- [Source data]
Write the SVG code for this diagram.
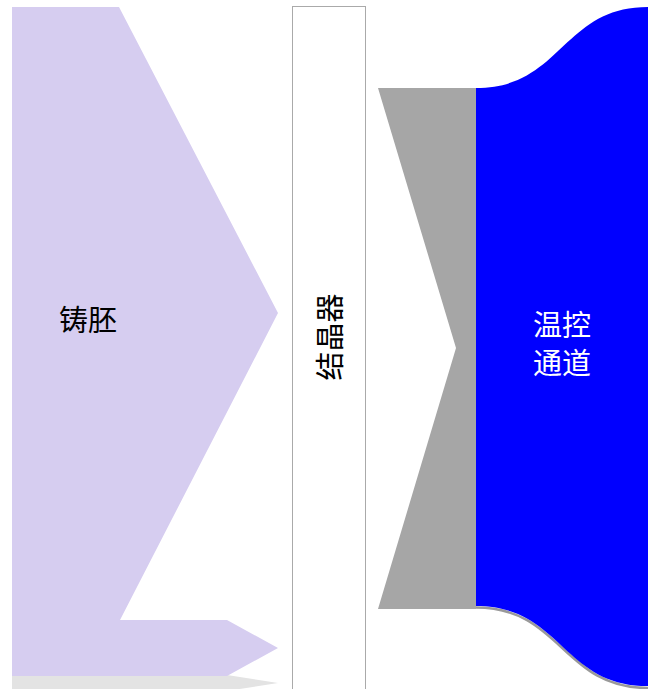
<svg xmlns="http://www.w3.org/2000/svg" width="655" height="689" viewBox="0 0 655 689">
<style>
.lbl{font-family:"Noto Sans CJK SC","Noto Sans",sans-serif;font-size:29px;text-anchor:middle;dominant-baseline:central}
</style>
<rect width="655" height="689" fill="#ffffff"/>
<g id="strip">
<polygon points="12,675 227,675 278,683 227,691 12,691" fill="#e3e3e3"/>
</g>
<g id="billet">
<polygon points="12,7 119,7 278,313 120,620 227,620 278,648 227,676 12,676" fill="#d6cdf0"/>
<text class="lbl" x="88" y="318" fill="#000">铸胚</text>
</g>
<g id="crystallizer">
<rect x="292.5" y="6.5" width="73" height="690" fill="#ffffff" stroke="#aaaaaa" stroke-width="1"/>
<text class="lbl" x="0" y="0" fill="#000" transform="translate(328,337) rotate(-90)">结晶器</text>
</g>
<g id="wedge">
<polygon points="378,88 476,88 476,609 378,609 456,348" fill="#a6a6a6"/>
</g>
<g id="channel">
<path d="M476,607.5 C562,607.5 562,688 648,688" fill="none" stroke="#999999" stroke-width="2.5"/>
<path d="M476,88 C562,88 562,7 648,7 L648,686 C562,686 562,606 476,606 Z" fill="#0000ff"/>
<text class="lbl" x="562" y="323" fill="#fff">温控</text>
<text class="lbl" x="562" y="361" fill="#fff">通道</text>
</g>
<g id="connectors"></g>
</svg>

- [Exercise aim]
Copy the listing in full and without alteration, omitting every picture.

- [Answer to the problem]
Write the SVG code for this diagram.
<svg xmlns="http://www.w3.org/2000/svg" width="655" height="689" viewBox="0 0 655 689">
<style>
.lbl{font-family:"Noto Sans CJK SC","Noto Sans",sans-serif;font-size:29px;text-anchor:middle;dominant-baseline:central}
</style>
<rect width="655" height="689" fill="#ffffff"/>
<g id="strip">
<polygon points="12,675 227,675 278,683 227,691 12,691" fill="#e3e3e3"/>
</g>
<g id="billet">
<polygon points="12,7 119,7 278,313 120,620 227,620 278,648 227,676 12,676" fill="#d6cdf0"/>
<text class="lbl" x="88" y="318" fill="#000">铸胚</text>
</g>
<g id="crystallizer">
<rect x="292.5" y="6.5" width="73" height="690" fill="#ffffff" stroke="#aaaaaa" stroke-width="1"/>
<text class="lbl" x="0" y="0" fill="#000" transform="translate(328,337) rotate(-90)">结晶器</text>
</g>
<g id="wedge">
<polygon points="378,88 476,88 476,609 378,609 456,348" fill="#a6a6a6"/>
</g>
<g id="channel">
<path d="M476,607.5 C562,607.5 562,688 648,688" fill="none" stroke="#999999" stroke-width="2.5"/>
<path d="M476,88 C562,88 562,7 648,7 L648,686 C562,686 562,606 476,606 Z" fill="#0000ff"/>
<text class="lbl" x="562" y="323" fill="#fff">温控</text>
<text class="lbl" x="562" y="361" fill="#fff">通道</text>
</g>
<g id="connectors"></g>
</svg>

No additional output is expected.